The AI hype cycle has produced two equally unhelpful camps: companies that have automated everything possible with AI and call it innovation, and companies that are waiting until AI "matures" before touching it. Both are wrong. The reality of AI integration in 2026 is more nuanced — and more pragmatic — than either camp suggests.

Here's what I've learned from actually wiring AI into production business systems.

Start with the output, not the model

The biggest mistake I see is starting with "we want to use AI" rather than "we want this specific output." AI is not a strategy — it's a capability. Before choosing any model, API, or vendor, define the exact output you need, who uses it, how often, and what happens when it's wrong.

A customer support system that uses AI to classify incoming tickets needs to answer: what are the categories? What happens with misclassified tickets? What's the fallback? What's the acceptable error rate? Only after answering these questions does the choice of AI model become meaningful.

The three integration patterns that actually work

Pattern 1: AI as a classifier. You have unstructured input (text, forms, emails) and you need it sorted into structured categories. AI classifiers are reliable, cheap to run, and easy to test. Support ticket routing, lead scoring, document categorization, and content moderation are all in this category. This is the highest-ROI, lowest-risk AI integration for most businesses.

Pattern 2: AI as a drafter. You have structured data and you need a human-readable output — a summary, a response template, a report narrative. AI drafts it, a human reviews and sends it. This pattern keeps humans in the loop for quality control while dramatically reducing the time to produce polished output. Works well for CRM follow-up emails, report summaries, and customer-facing communications.

Pattern 3: AI as a decision assistant. The riskiest pattern — AI recommends a decision, human confirms or overrides. Works well in contexts where the data is clean and the decision space is well-defined: inventory reorder suggestions, lead prioritization, pricing recommendations. Fails when the data quality is poor or the decision space is ambiguous.
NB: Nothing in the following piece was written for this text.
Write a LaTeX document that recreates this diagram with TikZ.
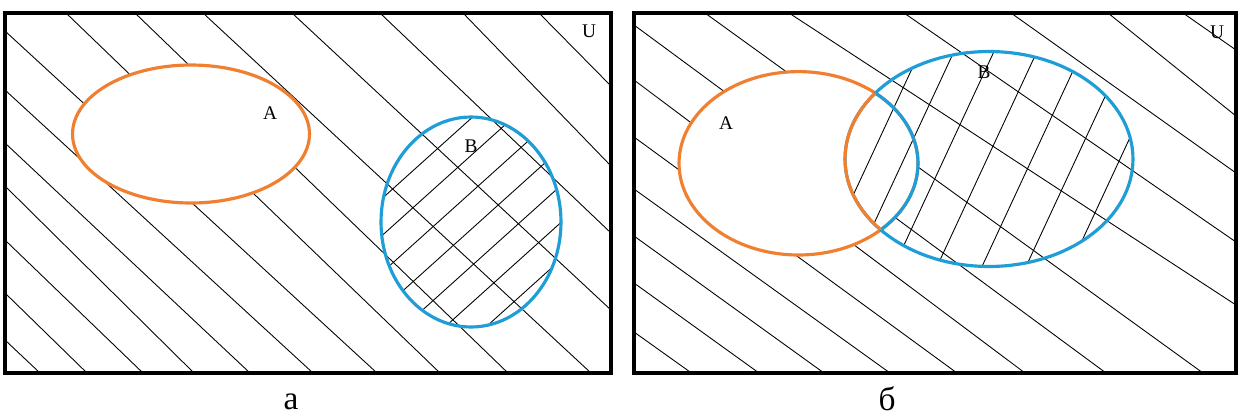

What consistently doesn't work

Fully autonomous AI decision-making in customer-facing contexts — without human review — almost always creates problems. AI hallucination rates, even at best-in-class models, are not zero. For most business contexts, a human review step is not optional.

Generic AI tools bolted onto existing workflows also underperform. The real value of AI integration comes from designing the workflow around the AI's strengths, not from adding AI as a layer on top of a process designed for humans.
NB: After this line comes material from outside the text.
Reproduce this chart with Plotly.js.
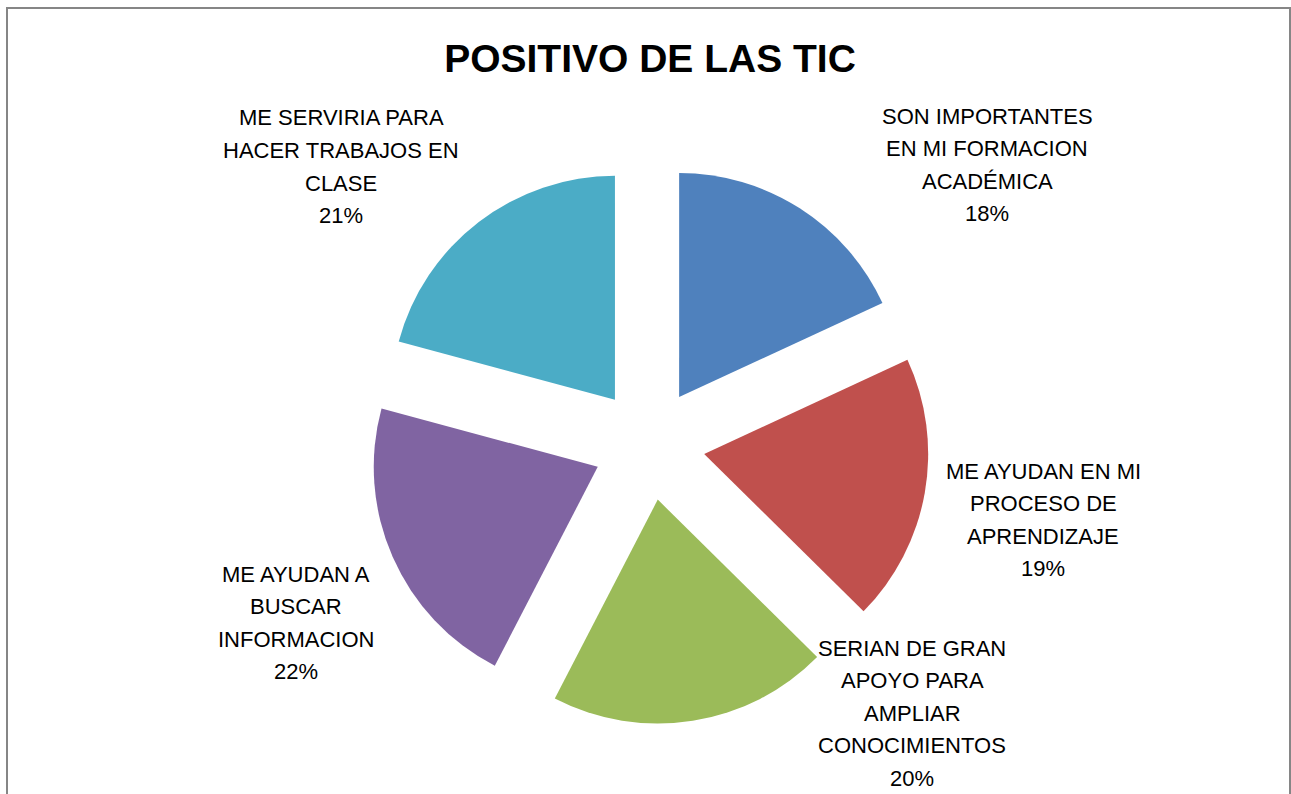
<!DOCTYPE html>
<html>
<head>
<meta charset="utf-8">
<script src="https://cdn.plot.ly/plotly-3.0.1.min.js"></script>
<style>html,body{margin:0;padding:0;background:#fff;}#chart{width:1291px;height:794px;}</style>
</head>
<body>
<div id="chart"></div>
<script>
// ---- data ----
const categories = [
  "SON IMPORTANTES<br>EN MI FORMACION<br>ACADÉMICA",
  "ME AYUDAN EN MI<br>PROCESO DE<br>APRENDIZAJE",
  "SERIAN DE GRAN<br>APOYO PARA<br>AMPLIAR<br>CONOCIMIENTOS",
  "ME AYUDAN A<br>BUSCAR<br>INFORMACION",
  "ME SERVIRIA PARA<br>HACER TRABAJOS EN<br>CLASE"
];
const values = [18.1, 19.3, 20.2, 21.6, 20.8];
const colors = ["#4F81BD", "#C0504D", "#9BBB59", "#8064A2", "#4BACC6"];
const chartTitle = "POSITIVO DE LAS TIC";

// ---- layout helpers ----
const W = 1291, H = 794;
const px = x => x / W;
const py = y => (H - y) / H;

// label anchor (centre x, first line centre y) in pixels
const labelAnchors = [[987, 116], [1043, 471], [912, 648], [296, 574], [341, 118]];
const lineGap = 32.5;

const total = values.reduce((a, b) => a + b, 0);
const annotations = [];
categories.forEach((c, i) => {
  const lines = c.split("<br>");
  lines.push(Math.round(values[i] / total * 100) + "%");
  lines.forEach((ln, j) => {
    annotations.push({
      xref: "paper", yref: "paper",
      x: px(labelAnchors[i][0]), y: py(labelAnchors[i][1] + j * lineGap),
      xanchor: "center", yanchor: "middle",
      text: ln, showarrow: false,
      font: {family: "Liberation Sans, Arial, sans-serif", size: 22, color: "#000"}
    });
  });
});

const cx = 649, cy = 444.3, half = 280;
const trace = {
  type: "pie",
  labels: categories.map(c => c.replace(/<br>/g, " ")),
  values: values,
  sort: false,
  direction: "clockwise",
  rotation: 0,
  pull: values.map(() => 0.25),
  marker: {colors: colors, line: {width: 0}},
  textinfo: "none",
  hoverinfo: "label+percent",
  showlegend: false,
  domain: {x: [px(cx - half), px(cx + half)], y: [py(cy + half), py(cy - half)]}
};

const layout = {
  width: W, height: H,
  margin: {l: 0, r: 0, t: 0, b: 0},
  paper_bgcolor: "#fff",
  showlegend: false,
  title: {
    text: "<b>" + chartTitle + "</b>",
    font: {family: "Liberation Sans, Arial, sans-serif", size: 39, color: "#000"},
    x: px(650), xanchor: "center", y: py(58), yanchor: "middle", xref: "paper", yref: "paper"
  },
  annotations: annotations,
  shapes: [{
    type: "rect", xref: "paper", yref: "paper",
    x0: px(7), x1: px(1290), y0: -0.05, y1: py(8),
    line: {color: "#868686", width: 2}, fillcolor: "rgba(0,0,0,0)"
  }]
};

Plotly.newPlot("chart", [trace], layout, {displayModeBar: false, staticPlot: true});
</script>
</body>
</html>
The monitoring question nobody asks

When you integrate AI into a production system, how will you know if it starts performing worse? Model drift, changing business contexts, and data quality issues can silently degrade AI performance over months. Every AI integration needs a monitoring strategy: what metrics tell you the system is working, what thresholds trigger a review, and who owns that review.

I've seen more AI integration projects fail from lack of monitoring than from bad implementation. The implementation is the easy part.

How to start today

Pick one process. Make it internal (not customer-facing). Make it measurable (time saved, error rate, volume processed). Build the integration, measure it for 30 days, then decide whether to expand. This is slower than "AI everything at once" but produces something that actually works.